Não se trata de um modelo colonizador, no qual o artista vai em uma comunidade impor sua cultura ou extrair elementos da cultura local, com suas evidentes assimetrias de capital simbólico e cultural – algo bem discutido no célebre texto O artista como etnógrafo do crítico norte-americano Hal Foster. Os artistas do ali estão submetidos a mesma dinâmica de aprendizado mútuo e colaboração que estabelecem com os espaços parceiros que abrigam os encontros e os participantes. A estrutura coletiva leva ao aprendizado mútuo e as múltiplas formas de captação e distribuição de recursos – vendas de múltiplos, doações, parcerias com o poder público, assim como com instituições privadas, galerias e colecionadores – faz pensar em outras relações econômicas possíveis.

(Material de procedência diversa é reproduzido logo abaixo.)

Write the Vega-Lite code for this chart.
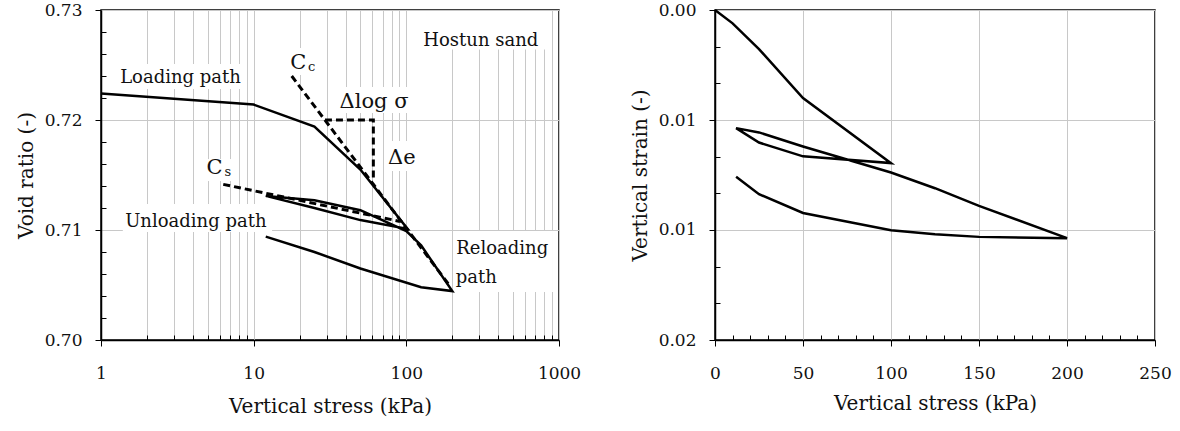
{
  "$schema": "https://vega.github.io/schema/vega-lite/v6.json",
  "padding": {"left": 15, "top": 0, "right": 5, "bottom": 5},
  "background": "white",
  "config": {
    "view": {"stroke": "#000", "strokeWidth": 1.5},
    "font": "DejaVu Serif",
    "axis": {
      "labelFont": "DejaVu Serif", "labelFontSize": 17, "labelColor": "#111",
      "titleFont": "DejaVu Serif", "titleFontSize": 20, "titleFontWeight": "normal", "titleColor": "#111",
      "domainColor": "#000", "domainWidth": 1.5, "tickColor": "#000", "tickWidth": 1,
      "gridColor": "#c8c8c8", "gridWidth": 1,
      "labelFlush": false, "labelOverlap": false, "labelBound": false
    },
    "text": {"font": "DejaVu Serif", "color": "#111"}
  },
  "datasets": {
    "leftPath": [
      {"o": 1, "s": 1, "e": 0.7224},
      {"o": 2, "s": 10, "e": 0.7214},
      {"o": 3, "s": 25, "e": 0.7194},
      {"o": 4, "s": 50, "e": 0.7155},
      {"o": 5, "s": 102, "e": 0.7101},
      {"o": 6, "s": 50, "e": 0.7109},
      {"o": 7, "s": 25, "e": 0.7120},
      {"o": 8, "s": 12, "e": 0.7131},
      {"o": 9, "s": 25, "e": 0.7127},
      {"o": 10, "s": 50, "e": 0.7118},
      {"o": 11, "s": 100, "e": 0.7099},
      {"o": 12, "s": 125, "e": 0.7086},
      {"o": 13, "s": 200, "e": 0.70445},
      {"o": 14, "s": 125, "e": 0.7048},
      {"o": 15, "s": 50, "e": 0.7065},
      {"o": 16, "s": 25, "e": 0.7080},
      {"o": 17, "s": 12, "e": 0.7094}
    ],
    "leftDash": [
      {"g": "Cc", "o": 1, "s": 17.75, "e": 0.7240},
      {"g": "Cc", "o": 2, "s": 193, "e": 0.70491},
      {"g": "tri", "o": 1, "s": 29.3, "e": 0.7200},
      {"g": "tri", "o": 2, "s": 60.8, "e": 0.7200},
      {"g": "tri", "o": 3, "s": 60.8, "e": 0.7145},
      {"g": "Cs", "o": 1, "s": 6.32, "e": 0.71415},
      {"g": "Cs", "o": 2, "s": 90.9, "e": 0.71078}
    ],
    "leftBoxes": [
      {"s": 112, "s2": 847, "e": 0.7264, "e2": 0.7299},
      {"s": 1.235, "s2": 8.64, "e": 0.72282, "e2": 0.72509},
      {"s": 16.5, "s2": 26.4, "e": 0.72409, "e2": 0.72655},
      {"s": 33.1, "s2": 105, "e": 0.72064, "e2": 0.7230},
      {"s": 71.4, "s2": 122.9, "e": 0.71536, "e2": 0.71809},
      {"s": 4.73, "s2": 7.43, "e": 0.71445, "e2": 0.71645},
      {"s": 1.39, "s2": 13.2, "e": 0.70982, "e2": 0.71236},
      {"s": 205, "s2": 913, "e": 0.70436, "e2": 0.70991}
    ],
    "leftText": [
      {"k": "main", "t": "Hostun sand", "s": 307.5, "e": 0.72673},
      {"k": "main", "t": "Loading path", "s": 3.317, "e": 0.72339},
      {"k": "main", "t": "Unloading path", "s": 4.18, "e": 0.71027},
      {"k": "main", "t": "Reloading", "s": 424.6, "e": 0.70779},
      {"k": "main", "t": "path", "s": 287.3, "e": 0.70521},
      {"k": "delta", "t": "Δlog σ", "s": 61.4, "e": 0.72112},
      {"k": "delta", "t": "Δe", "s": 93.5, "e": 0.71597},
      {"k": "C", "t": "C", "s": 19.61, "e": 0.72461},
      {"k": "C", "t": "C", "s": 5.54, "e": 0.71506},
      {"k": "sub", "t": "c", "s": 23.99, "e": 0.72445},
      {"k": "sub", "t": "s", "s": 6.77, "e": 0.71491}
    ],
    "rightPath": [
      {"o": 1, "s": 0, "strain": 0},
      {"o": 2, "s": 10, "strain": 0.00081},
      {"o": 3, "s": 25, "strain": 0.00237},
      {"o": 4, "s": 50, "strain": 0.00534},
      {"o": 5, "s": 100, "strain": 0.00928},
      {"o": 6, "s": 50, "strain": 0.00887},
      {"o": 7, "s": 25, "strain": 0.00803},
      {"o": 8, "s": 12, "strain": 0.00716},
      {"o": 9, "s": 25, "strain": 0.00742},
      {"o": 10, "s": 50, "strain": 0.00827},
      {"o": 11, "s": 100, "strain": 0.00985},
      {"o": 12, "s": 125, "strain": 0.0108},
      {"o": 13, "s": 150, "strain": 0.01187},
      {"o": 14, "s": 200, "strain": 0.01383},
      {"o": 15, "s": 150, "strain": 0.01375},
      {"o": 16, "s": 125, "strain": 0.01359},
      {"o": 17, "s": 100, "strain": 0.01335},
      {"o": 18, "s": 50, "strain": 0.0123},
      {"o": 19, "s": 25, "strain": 0.01116},
      {"o": 20, "s": 12, "strain": 0.01011}
    ]
  },
  "spacing": 156,
  "bounds": "flush",
  "hconcat": [
    {
      "width": 458,
      "height": 330,
      "encoding": {
        "x": {
          "field": "s", "type": "quantitative",
          "scale": {"type": "log", "domain": [1, 1000], "nice": false},
          "axis": {
            "title": "Vertical stress (kPa)",
            "values": [1, 2, 3, 4, 5, 6, 7, 8, 9, 10, 20, 30, 40, 50, 60, 70, 80, 90, 100, 200, 300, 400, 500, 600, 700, 800, 900, 1000],
            "labelExpr": "indexof([1, 10, 100, 1000], datum.value) >= 0 ? format(datum.value, 'd') : ''",
            "tickSize": {"condition": {"test": "indexof([1, 10, 100, 1000], datum.value) >= 0", "value": 6}, "value": -5},
            "labelPadding": 19,
            "titlePadding": 15,
            "grid": true
          }
        },
        "y": {
          "field": "e", "type": "quantitative",
          "scale": {"domain": [0.7, 0.73], "nice": false, "zero": false},
          "axis": {
            "title": "Void ratio (-)",
            "values": [0.7, 0.702, 0.704, 0.706, 0.708, 0.71, 0.712, 0.714, 0.716, 0.718, 0.72, 0.722, 0.724, 0.726, 0.728, 0.73],
            "labelExpr": "abs(datum.value * 100 - round(datum.value * 100)) < 0.001 ? format(datum.value, '.2f') : ''",
            "tickSize": {"condition": {"test": "abs(datum.value * 100 - round(datum.value * 100)) < 0.001", "value": 6}, "value": -5},
            "gridOpacity": {"condition": {"test": "abs(datum.value * 100 - round(datum.value * 100)) < 0.001", "value": 1}, "value": 0},
            "labelPadding": 13,
            "titlePadding": 8,
            "grid": true
          }
        }
      },
      "layer": [
        {
          "data": {"name": "leftBoxes"},
          "mark": {"type": "rect", "fill": "white", "stroke": null},
          "encoding": {"x2": {"field": "s2"}, "y2": {"field": "e2"}}
        },
        {
          "data": {"name": "leftPath"},
          "mark": {"type": "line", "color": "#000", "strokeWidth": 2.5},
          "encoding": {"order": {"field": "o"}}
        },
        {
          "data": {"name": "leftDash"},
          "mark": {"type": "line", "color": "#000", "strokeWidth": 3, "strokeDash": [7, 4]},
          "encoding": {"detail": {"field": "g"}, "order": {"field": "o"}}
        },
        {
          "data": {"name": "leftText"},
          "transform": [{"filter": "datum.k == 'main'"}],
          "mark": {"type": "text", "fontSize": 18, "baseline": "alphabetic", "align": "center"},
          "encoding": {"text": {"field": "t"}}
        },
        {
          "data": {"name": "leftText"},
          "transform": [{"filter": "datum.k == 'delta'"}],
          "mark": {"type": "text", "fontSize": 21, "baseline": "alphabetic", "align": "center"},
          "encoding": {"text": {"field": "t"}}
        },
        {
          "data": {"name": "leftText"},
          "transform": [{"filter": "datum.k == 'C'"}],
          "mark": {"type": "text", "fontSize": 21, "baseline": "alphabetic", "align": "center"},
          "encoding": {"text": {"field": "t"}}
        },
        {
          "data": {"name": "leftText"},
          "transform": [{"filter": "datum.k == 'sub'"}],
          "mark": {"type": "text", "fontSize": 13, "baseline": "alphabetic", "align": "center"},
          "encoding": {"text": {"field": "t"}}
        }
      ]
    },
    {
      "width": 440,
      "height": 330,
      "data": {"name": "rightPath"},
      "mark": {"type": "line", "color": "#000", "strokeWidth": 2.5},
      "encoding": {
        "x": {
          "field": "s", "type": "quantitative",
          "scale": {"domain": [0, 250], "nice": false},
          "axis": {
            "title": "Vertical stress (kPa)",
            "values": [0, 10, 20, 30, 40, 50, 60, 70, 80, 90, 100, 110, 120, 130, 140, 150, 160, 170, 180, 190, 200, 210, 220, 230, 240, 250],
            "labelExpr": "datum.value % 50 == 0 ? format(datum.value, 'd') : ''",
            "tickSize": {"condition": {"test": "datum.value % 50 == 0", "value": 6}, "value": -5},
            "gridOpacity": {"condition": {"test": "datum.value % 50 == 0", "value": 1}, "value": 0},
            "labelPadding": 19,
            "titlePadding": 12,
            "grid": true
          }
        },
        "y": {
          "field": "strain", "type": "quantitative",
          "scale": {"domain": [0, 0.02], "reverse": true, "nice": false, "zero": false},
          "axis": {
            "title": "Vertical strain (-)",
            "values": [0, 0.0022222, 0.0044444, 0.0066667, 0.0088889, 0.0111111, 0.0133333, 0.0155556, 0.0177778, 0.02],
            "labelExpr": "abs(datum.value * 150 - round(datum.value * 150)) < 0.001 ? format(datum.value, '.2f') : ''",
            "tickSize": {"condition": {"test": "abs(datum.value * 150 - round(datum.value * 150)) < 0.001", "value": 6}, "value": -5},
            "gridOpacity": {"condition": {"test": "abs(datum.value * 150 - round(datum.value * 150)) < 0.001", "value": 1}, "value": 0},
            "labelPadding": 13,
            "titlePadding": 8,
            "grid": true
          }
        },
        "order": {"field": "o"}
      }
    }
  ]
}
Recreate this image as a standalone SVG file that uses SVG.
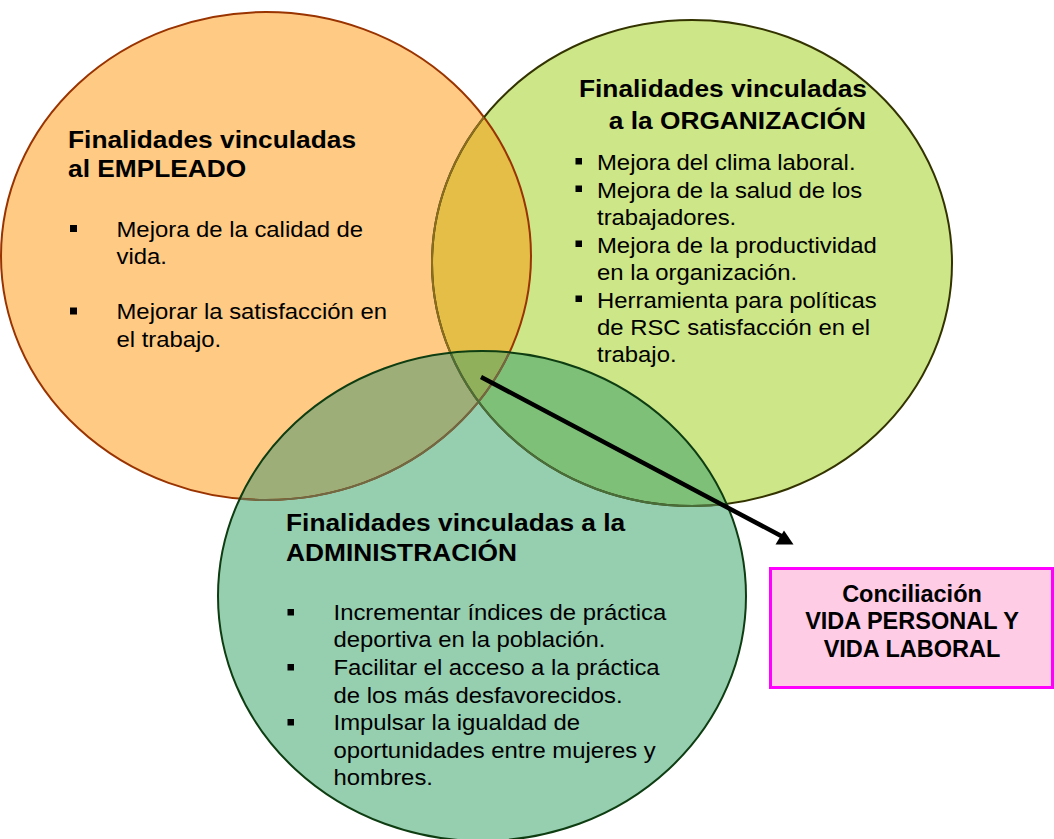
<svg xmlns="http://www.w3.org/2000/svg" width="1054" height="839" viewBox="0 0 1054 839">
  <style>
    .h { font-family: "Liberation Sans", Arial, sans-serif; font-weight: bold; font-size: 23.5px; fill: #000; }
    .b { font-family: "Liberation Sans", Arial, sans-serif; font-size: 22px; fill: #000; }
    .p { font-family: "Liberation Sans", Arial, sans-serif; font-weight: bold; font-size: 23.5px; fill: #000; text-anchor: middle; }
    .bul { fill: #000; }
    .ol { fill: none; stroke-width: 2; }
  </style>
  <defs>
    <ellipse id="eOrange" cx="266" cy="256" rx="265" ry="244"/>
    <ellipse id="eGreen" cx="692" cy="263" rx="260" ry="243"/>
    <ellipse id="eTeal" cx="482" cy="596" rx="264" ry="245"/>
    <clipPath id="cOrange"><use href="#eOrange"/></clipPath>
    <clipPath id="cGreen"><use href="#eGreen"/></clipPath>
    <clipPath id="cTeal"><use href="#eTeal"/></clipPath>
  </defs>
  <rect x="0" y="0" width="1054" height="839" fill="#FFFFFF"/>

  <g id="node-empleado">
    <use href="#eOrange" fill="#FFCA84"/>
    <text class="h" transform="translate(68,148) scale(1.12,1)">Finalidades vinculadas</text>
    <text class="h" transform="translate(68,177) scale(1.12,1)">al EMPLEADO</text>
    <rect class="bul" x="70" y="225" width="7" height="7"/>
    <text class="b" transform="translate(116.5,237) scale(1.085,1)">Mejora de la calidad de</text>
    <text class="b" transform="translate(116.5,264) scale(1.085,1)">vida.</text>
    <rect class="bul" x="70" y="307.5" width="7" height="7"/>
    <text class="b" transform="translate(116.5,319) scale(1.085,1)">Mejorar la satisfacción en</text>
    <text class="b" transform="translate(116.5,346.5) scale(1.085,1)">el trabajo.</text>
  </g>

  <g id="node-organizacion">
    <use href="#eGreen" fill="#CDE687"/>
    <text class="h" text-anchor="end" transform="translate(867,97) scale(1.12,1)">Finalidades vinculadas</text>
    <text class="h" text-anchor="end" transform="translate(866,128.5) scale(1.12,1)">a la ORGANIZACIÓN</text>
    <rect class="bul" x="575.5" y="158" width="6.5" height="6.5"/>
    <text class="b" transform="translate(597,170) scale(1.085,1)">Mejora del clima laboral.</text>
    <rect class="bul" x="575.5" y="185.5" width="6.5" height="6.5"/>
    <text class="b" transform="translate(597,197.5) scale(1.085,1)">Mejora de la salud de los</text>
    <text class="b" transform="translate(597,225) scale(1.085,1)">trabajadores.</text>
    <rect class="bul" x="575.5" y="240.5" width="6.5" height="6.5"/>
    <text class="b" transform="translate(597,252.5) scale(1.085,1)">Mejora de la productividad</text>
    <text class="b" transform="translate(597,280) scale(1.085,1)">en la organización.</text>
    <rect class="bul" x="575.5" y="295.5" width="6.5" height="6.5"/>
    <text class="b" transform="translate(597,307.5) scale(1.085,1)">Herramienta para políticas</text>
    <text class="b" transform="translate(597,335) scale(1.085,1)">de RSC satisfacción en el</text>
    <text class="b" transform="translate(597,362) scale(1.085,1)">trabajo.</text>
  </g>

  <g id="node-administracion">
    <use href="#eTeal" fill="#96CEB0"/>
    <text class="h" transform="translate(286,531) scale(1.12,1)">Finalidades vinculadas a la</text>
    <text class="h" transform="translate(286,561) scale(1.12,1)">ADMINISTRACIÓN</text>
    <rect class="bul" x="287.5" y="609" width="6.5" height="6.5"/>
    <text class="b" transform="translate(333.5,620) scale(1.085,1)">Incrementar índices de práctica</text>
    <text class="b" transform="translate(333.5,647) scale(1.085,1)">deportiva en la población.</text>
    <rect class="bul" x="287.5" y="664" width="6.5" height="6.5"/>
    <text class="b" transform="translate(333.5,675) scale(1.085,1)">Facilitar el acceso a la práctica</text>
    <text class="b" transform="translate(333.5,702.5) scale(1.085,1)">de los más desfavorecidos.</text>
    <rect class="bul" x="287.5" y="719" width="6.5" height="6.5"/>
    <text class="b" transform="translate(333.5,730) scale(1.085,1)">Impulsar la igualdad de</text>
    <text class="b" transform="translate(333.5,757.5) scale(1.085,1)">oportunidades entre mujeres y</text>
    <text class="b" transform="translate(333.5,785) scale(1.085,1)">hombres.</text>
  </g>

  <g id="overlaps">
    <g clip-path="url(#cOrange)"><use href="#eGreen" fill="#E4BE46"/></g>
    <g clip-path="url(#cOrange)"><use href="#eTeal" fill="#9DAE78"/></g>
    <g clip-path="url(#cGreen)"><use href="#eTeal" fill="#7EC078"/></g>
    <g clip-path="url(#cOrange)"><g clip-path="url(#cGreen)"><use href="#eTeal" fill="#91B05C"/></g></g>
  </g>

  <g id="outlines">
    <use href="#eOrange" class="ol" stroke="#993300"/>
    <use href="#eGreen" class="ol" stroke="#333300"/>
    <g clip-path="url(#cOrange)"><use href="#eGreen" class="ol" stroke="#8C6D1F"/></g>
    <g clip-path="url(#cTeal)"><use href="#eOrange" class="ol" stroke="#6E6A45"/></g>
    <g clip-path="url(#cTeal)"><use href="#eGreen" class="ol" stroke="#4A6E3A"/></g>
    <use href="#eTeal" class="ol" stroke="#0E3D12"/>
  </g>

  <g id="node-conciliacion">
    <rect x="770.5" y="568.5" width="282" height="119" fill="#FFCCE6" stroke="#FF00FF" stroke-width="3"/>
    <text class="p" x="912" y="602">Conciliación</text>
    <text class="p" x="912" y="629">VIDA PERSONAL Y</text>
    <text class="p" x="912" y="657">VIDA LABORAL</text>
  </g>

  <g id="connectors">
    <line x1="481" y1="377" x2="785" y2="538" stroke="#000" stroke-width="4.5"/>
    <polygon points="775.5,544.5 793.5,544.5 784,530.5" fill="#000"/>
  </g>
</svg>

O ali enfatiza a necessidade de espaços de liberdade em um momento de crise social e política com o qual a arte se vê muitas vezes entrincheirada, pelo mercado, por estruturas institucionais engessadas ou mesmo por uma mera instrumentalização. Arte livre itinerante conjuga o potencial de ser uma escola, um espaço de exposição, pesquisa e oxigenação das ideias de todos os participantes no projeto – alunos, professores, público e passantes. Para além de uma ação pontual e desenraizada, ainda tem o mérito de se pensar a longo prazo, como possibilidade de transformação. Vida longa ao ali!